Mary Kay Magistad in Hong Kong
The handover ceremony. The moment at midnight when the British flag came down and the Chinese one was about to go up. July 1, 1997
Credit:

Mary Kay Magistad

So it’s entirely consistent that China’s leaders have ramped up control in Hong Kong as well. In the terms of the handover, China agreed that Hong Kong’s capitalist system and way of life would remain unchanged for 50 years, giving China control over military and foreign policy only. Now, China’s leaders say Hong Kong has only as much freedom as Beijing lets it have.

This has worked for China’s leaders — more or less — in their crackdowns in Tibet and Xinjiang. But Hong Kong is not an upstart Chinese province, where a general crackdown or even the use of military force will cow the population into submission.

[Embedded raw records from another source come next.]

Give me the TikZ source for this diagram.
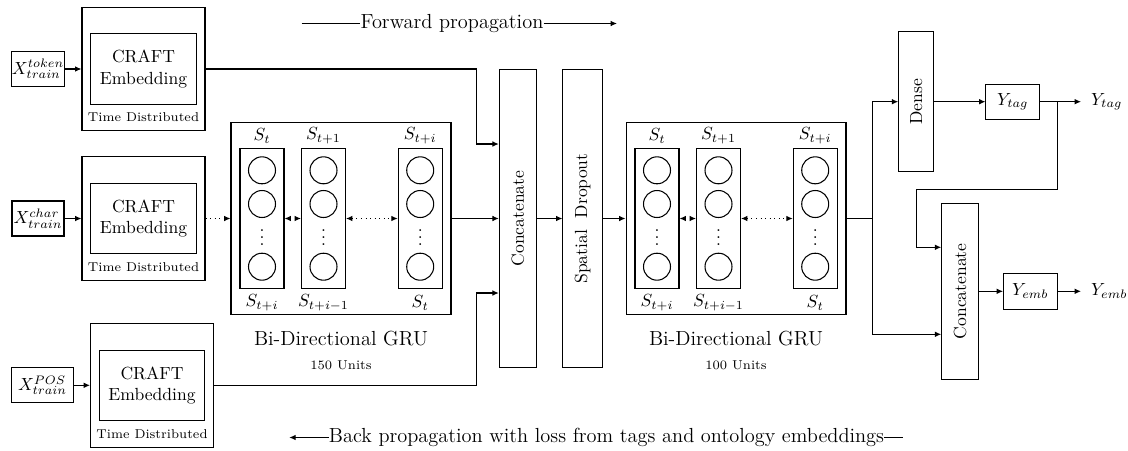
\documentclass[tikz,border=0pt]{standalone}
\usetikzlibrary{arrows.meta,positioning,calc}

\begin{document}
\begin{tikzpicture}[x=0.02cm,y=-0.02cm,
  box/.style={draw,line width=0.6pt,inner sep=0pt,align=center},
  xbox/.style={box,minimum width=1.04cm,minimum height=0.70cm},
  tdbox/.style={box,minimum width=2.46cm,minimum height=2.47cm},
  craftbox/.style={box,minimum width=2.11cm,minimum height=1.41cm},
  ybox/.style={box,minimum width=1.07cm,minimum height=0.70cm},
  wire/.style={line width=0.6pt},
  conn/.style={wire,-{Latex[length=3.6pt,width=3.2pt]}},
  dotconn/.style={conn,dotted},
  dotboth/.style={wire,dotted,{Latex[length=3.6pt,width=3.2pt]}-{Latex[length=3.6pt,width=3.2pt]}},
  neuron/.style={circle,draw,line width=0.6pt,minimum size=0.54cm,inner sep=0pt},
  bigtext/.style={font=\fontsize{11.6}{14}\selectfont},
  smalltext/.style={font=\fontsize{7.3}{9}\selectfont},
  outlbl/.style={anchor=west,inner sep=5.5pt},
]

  \useasboundingbox (0,0) rectangle (1128,450);

  % ---- Propagation directions --------------------------------
  \node[bigtext,inner sep=0pt] (fwd) at (452,23.5) {Forward propagation};
  \coordinate (fwdstart) at (301.7,23.5);
  \coordinate (fwdend)   at (617,23.5);
  \draw[wire] (fwdstart) -- (fwd);
  \draw[conn] (fwd) -- (fwdend);

  \node[bigtext,inner sep=0pt] (back) at (606.5,437.5)
    {Back propagation with loss from tags and ontology embeddings};
  \coordinate (backend)  at (289.3,437.5);
  \coordinate (backtail) at (903.3,437.5);
  \draw[conn] (back) -- (backend);
  \draw[wire] (back) -- (backtail);

  % ---- Inputs and time distributed embeddings ----------------
  \node[xbox] (xtok)  at (38,69)     {$X^{token}_{train}$};
  \node[xbox] (xchar) at (38,218.5)  {$X^{char}_{train}$};
  \node[xbox,minimum width=1.23cm] (xpos) at (42.5,385.3) {$X^{POS}_{train}$};

  \node[tdbox] (tdtok)  at (143.5,69)    {};
  \node[tdbox] (tdchar) at (143.5,218.5) {};
  \node[tdbox] (tdpos)  at (152,385.3)   {};

  \node[craftbox] (crafttok)  at (143.5,69)    {CRAFT\\Embedding};
  \node[craftbox] (craftchar) at (143.5,218.5) {CRAFT\\Embedding};
  \node[craftbox] (craftpos)  at (152,385.3)   {CRAFT\\Embedding};

  \node[smalltext] (tdtoklbl)  at (143.5,117.5) {Time Distributed};
  \node[smalltext] (tdcharlbl) at (143.5,267)   {Time Distributed};
  \node[smalltext] (tdposlbl)  at (152,434)     {Time Distributed};

  \draw[conn] (xtok)  -- (tdtok);
  \draw[conn] (xchar) -- (tdchar);
  \draw[conn] (xpos)  -- (tdpos);

  % ---- Bi-directional GRU blocks -----------------------------
  \foreach \g/\dx/\units in {a/0/150,b/395/100} {
    \node[box,minimum width=4.4cm,minimum height=3.85cm] (gru\g) at (341+\dx,218.5) {};
    \foreach \c/\cx/\toplbl/\botlbl in {1/262/{S_t}/{S_{t+i}},2/323.5/{S_{t+1}}/{S_{t+i-1}},3/420.2/{S_{t+i}}/{S_t}} {
      \node[box,minimum width=0.88cm,minimum height=2.8cm] (gru\g\c) at (\cx+\dx,218.5) {};
      \node (gru\g\c t) at (\cx+\dx,136)   {$\toplbl$};
      \node (gru\g\c b) at (\cx+\dx,302.7) {$\botlbl$};
      \foreach \cy [count=\k] in {170.3,204,266.7}
        \node[neuron] (gru\g\c n\k) at (\cx+\dx,\cy) {};
      \node[inner sep=0pt] (gru\g\c v) at (\cx+\dx,232.5) {$\vdots$};
    }
    \draw[dotboth] (gru\g1) -- (gru\g2);
    \draw[dotboth] (gru\g2) -- (gru\g3);
    \node[bigtext] (gru\g name)  at (341+\dx,339)   {Bi-Directional GRU};
    \node[smalltext] (gru\g units) at (341+\dx,365.5) {\units\ Units};
  }

  % ---- Concatenate and dropout -------------------------------
  \node[box,minimum width=0.74cm,minimum height=5.96cm,
    label={[rotate=90]center:Concatenate}] (cata) at (517.8,218.5) {};
  \node[box,minimum width=0.79cm,minimum height=5.96cm,
    label={[rotate=90]center:Spatial\ \ Dropout}] (drop) at (582.7,218.5) {};

  \draw[dotconn] (tdchar) -- (grua);
  \draw[conn] (tdtok) -| ($(cata.west)+(-22.6,-74.5)$) -- ($(cata.west)+(0,-74.5)$);
  \draw[conn] (grua) -- (cata);
  \draw[conn] (tdpos) -| ($(cata.west)+(-22.6,74.5)$) -- ($(cata.west)+(0,74.5)$);
  \draw[conn] (cata) -- (drop);
  \draw[conn] (drop) -- (grub);

  % ---- Output heads ------------------------------------------
  \node[box,minimum width=0.70cm,minimum height=2.81cm,
    label={[rotate=90]center:Dense}] (dense) at (916.2,101.7) {};
  \node[box,minimum width=0.74cm,minimum height=3.51cm,
    label={[rotate=90]center:Concatenate}] (catb) at (960.2,291.3) {};
  \node[ybox] (ytag) at (1012.7,101.7) {$Y_{tag}$};
  \node[ybox,minimum height=0.72cm] (yemb) at (1030.3,291.3) {$Y_{emb}$};
  \node[outlbl] (ytagout) at (1081,101.7) {$Y_{tag}$};
  \node[outlbl] (yembout) at (1081,291.3) {$Y_{emb}$};

  \coordinate (split) at (872.5,218.5);
  \draw[wire] (grub) -- (split);
  \draw[conn] (split) |- (dense);
  \draw[conn] (split) |- ($(catb.west)+(0,43)$);
  \draw[conn] (dense) -- (ytag);
  \draw[conn] (ytag) -- (ytagout);

  % tag prediction fed back into the embedding head
  \coordinate (tagturn) at (1057.3,189.7);
  \coordinate (tagdrop) at (916.3,247.3);
  \draw[conn] (ytag.east) -| (tagturn) -| (tagdrop) -- (tagdrop -| catb.west);

  \draw[conn] (catb) -- (yemb);
  \draw[conn] (yemb) -- (yembout);

\end{tikzpicture}
\end{document}
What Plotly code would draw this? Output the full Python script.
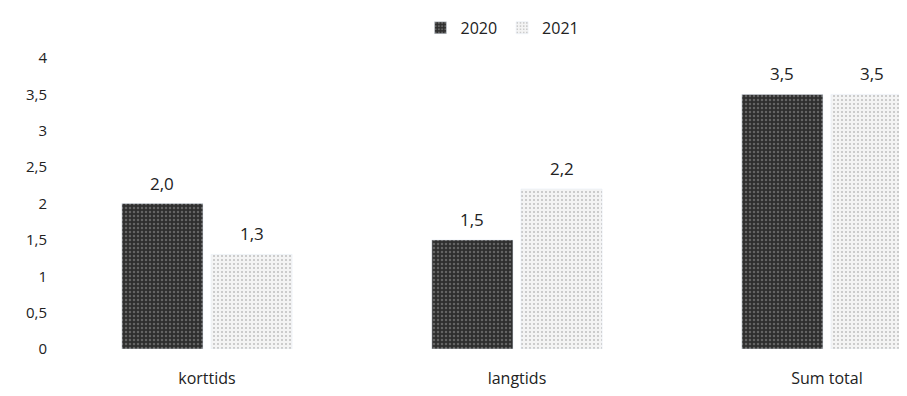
import plotly.graph_objects as go

categories = ["korttids", "langtids", "Sum total"]
series_2020 = [2.0, 1.5, 3.5]
series_2021 = [1.3, 2.2, 3.5]
y_ticks = [0, 0.5, 1, 1.5, 2, 2.5, 3, 3.5, 4]
y_tick_labels = ["0", "0,5", "1", "1,5", "2", "2,5", "3", "3,5", "4"]

x = list(range(len(categories)))
bargap = 0.425
half_offset = (1 - bargap) / 4

fig = go.Figure()
fig.add_trace(go.Bar(
    name="2020", x=x, y=series_2020,
    marker=dict(color="#3c3c3c",
                pattern=dict(shape=".", fgcolor="#9a9a9a", bgcolor="#2e2e2e", size=4, solidity=0.3)),
))
fig.add_trace(go.Bar(
    name="2021", x=x, y=series_2021,
    marker=dict(color="#e4e4e4",
                pattern=dict(shape=".", fgcolor="#8a8a8a", bgcolor="#f4f4f4", size=4, solidity=0.2)),
))

for vals, off in ((series_2020, -half_offset), (series_2021, half_offset)):
    for xi, v in zip(x, vals):
        fig.add_annotation(x=xi + off, y=v, text=f"{v:.1f}".replace(".", ","),
                           showarrow=False, yanchor="bottom", yshift=7,
                           font=dict(size=17, color="#222"))

fig.update_layout(
    width=907, height=396,
    margin=dict(l=44, r=0, t=50, b=55),
    paper_bgcolor="white", plot_bgcolor="white",
    font=dict(family="Open Sans, Liberation Sans, sans-serif", size=14, color="#222"),
    barmode="group", bargap=bargap, bargroupgap=0.09,
    showlegend=True,
    legend=dict(orientation="h", x=0.522, xanchor="center", y=0.95, yanchor="middle",
                yref="container", font=dict(size=16)),
    xaxis=dict(tickmode="array", tickvals=x, ticktext=categories,
               range=[-0.5, 2.284], showgrid=False, zeroline=False, showline=False,
               ticks="", ticklabelstandoff=18, tickfont=dict(size=16)),
    yaxis=dict(range=[0, 4], tickmode="array", tickvals=y_ticks, ticktext=y_tick_labels,
               showgrid=False, zeroline=False, showline=False, ticks="",
               ticklabelstandoff=4, tickfont=dict(size=15)),
)

fig.write_html("out.html")
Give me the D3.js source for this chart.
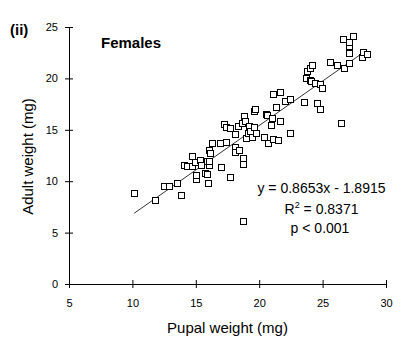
<!DOCTYPE html>
<html><head><meta charset="utf-8">
<script src="https://cdn.jsdelivr.net/npm/d3@7"></script>
<style>
html,body{margin:0;padding:0;background:#fff;}
svg{display:block;font-family:"Liberation Sans",Arial,sans-serif;}
</style></head>
<body>
<svg id="c" width="405" height="358"></svg>
<script>
const pupal = [10.15,11.81,12.47,12.92,13.49,13.86,14.04,14.28,14.67,14.73,14.95,14.99,15.05,15.31,15.38,15.69,15.85,15.94,15.92,16.08,16.08,16.07,16.09,16.25,16.95,16.94,17.20,17.36,17.36,17.73,17.72,18.07,18.13,18.13,18.35,18.42,18.67,18.69,18.74,18.69,18.78,18.85,18.99,19.12,19.20,19.30,19.46,19.56,19.56,19.67,19.77,20.35,20.56,20.64,20.66,20.90,20.98,21.11,21.11,21.35,21.45,21.67,21.67,22.07,22.40,22.39,23.56,23.74,23.72,23.98,23.98,24.13,24.05,24.42,24.59,24.83,24.83,24.99,25.55,26.17,26.48,26.65,26.64,27.10,27.08,27.10,27.08,27.43,28.14,28.22,28.51];
const adult = [8.90,8.13,9.57,9.57,9.85,8.70,11.62,11.44,12.48,11.51,11.90,10.17,10.58,12.07,11.61,10.84,11.98,9.86,10.74,11.55,11.95,13.04,12.79,13.75,11.34,13.68,15.60,13.83,15.30,10.45,15.20,14.56,13.33,12.84,15.40,13.08,15.63,11.70,12.30,6.08,16.34,15.89,14.24,14.66,15.40,14.85,14.34,15.30,16.83,16.99,14.72,14.34,16.54,16.44,13.75,15.42,16.18,18.48,14.14,17.25,14.05,18.69,15.89,17.82,17.99,14.72,17.73,20.74,20.06,19.84,21.05,21.33,19.70,19.58,17.64,17.04,19.48,19.08,21.62,21.32,15.70,21.04,23.83,23.19,23.55,22.49,21.52,24.14,22.10,22.61,22.41];
const xTicks = [5,10,15,20,25,30];
const yTicks = [0,5,10,15,20,25];
const slope = 0.8653, intercept = -1.8915;
const statLines = ["y = 0.8653x - 1.8915", "R2 = 0.8371", "p < 0.001"];
const panelLabel = "(ii)", groupLabel = "Females";
const xTitle = "Pupal weight (mg)", yTitle = "Adult weight (mg)";

const svg = d3.select("#c");
const x = d3.scaleLinear().domain([5,30]).range([69,386]);
const y = d3.scaleLinear().domain([0,25]).range([284,27]);

// axes
const gx = svg.append("g").attr("transform","translate(0,284)")
  .call(d3.axisBottom(x).tickValues(xTicks).tickSize(4).tickSizeOuter(0).tickPadding(11).tickFormat(d3.format("d")));
gx.selectAll(".tick line").attr("y1",-4);
const gy = svg.append("g").attr("transform","translate(69,0)")
  .call(d3.axisLeft(y).tickValues(yTicks).tickSize(4).tickSizeOuter(0).tickPadding(7).tickFormat(d3.format("d")));
gy.selectAll(".tick line").attr("x1",4);
svg.selectAll(".tick text").attr("font-size",11).attr("fill","#000").attr("font-family","Liberation Sans, Arial, sans-serif");
svg.selectAll(".domain, .tick line").attr("stroke","#000");

// regression line
const ext = d3.extent(pupal);
svg.append("path")
  .attr("d", d3.line()([[x(ext[0]), y(slope*ext[0]+intercept)], [x(ext[1]), y(slope*ext[1]+intercept)]]))
  .attr("stroke","#000").attr("stroke-width",0.8).attr("fill","none");

// points
const pts = pupal.map((p,i)=>[p,adult[i]]);
svg.append("g").selectAll("rect").data(pts).join("rect")
  .attr("x", d=>Math.round(x(d[0]))-3+0.5)
  .attr("y", d=>Math.round(y(d[1]))-3+0.5)
  .attr("width",6).attr("height",6)
  .attr("fill","#fff").attr("stroke","#000").attr("stroke-width",1);

// texts
svg.append("text").attr("x",10).attr("y",35).attr("font-size",15).attr("font-weight","bold").text(panelLabel);
svg.append("text").attr("x",101).attr("y",48).attr("font-size",15).attr("font-weight","bold").text(groupLabel);
svg.append("text").attr("x",227.5).attr("y",333).attr("font-size",15).attr("text-anchor","middle").text(xTitle);
svg.append("text").attr("transform","translate(33,156.5) rotate(-90)").attr("font-size",15).attr("text-anchor","middle").text(yTitle);

const st = svg.append("g").attr("font-size",14).attr("text-anchor","middle");
st.append("text").attr("x",321.5).attr("y",193).text(statLines[0]);
const r2 = st.append("text").attr("x",321.5).attr("y",214);
r2.append("tspan").text("R");
r2.append("tspan").attr("font-size",9).attr("dy",-6).text("2");
r2.append("tspan").attr("dy",6).text(" = 0.8371");
st.append("text").attr("x",320).attr("y",233).text(statLines[2]);
</script>
</body></html>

Hong Kong’s younger generation has pride in their identity as “Hong Kong people;" of being part of a culture distinct from the mainland; in having rule of law, basic freedoms and a thriving civil society. They came out to protest when the Chinese government tried to impose “patriotic education” in their schools a couple years ago, and they’re out on the streets again now, protesting — in the most disciplined and orderly of ways — to protect their future.

What happens next is anyone’s guess. Hong Kong's administration has learned that tear-gassing demonstrators only brings out more demonstrators. Now it seems to be trying to wait the protests out.

This tactic worked for Vladimir Putin during the Moscow protests in 2012, and China’s leaders may believe it will work here, too. The question is what matters more to China’s leaders — exercising absolute control and showing they won’t back down to protesters, or allowing Hong Kong to continue as a vibrant, world-class financial enclave that proves China can keep its word.

The latter may not be possible without concessions. In making them, China’s leaders would not just risk a loss of face, but also that Hong Kong people, if given genuine universal suffrage, could show the rest of the Chinese population just what is possible within China’s borders.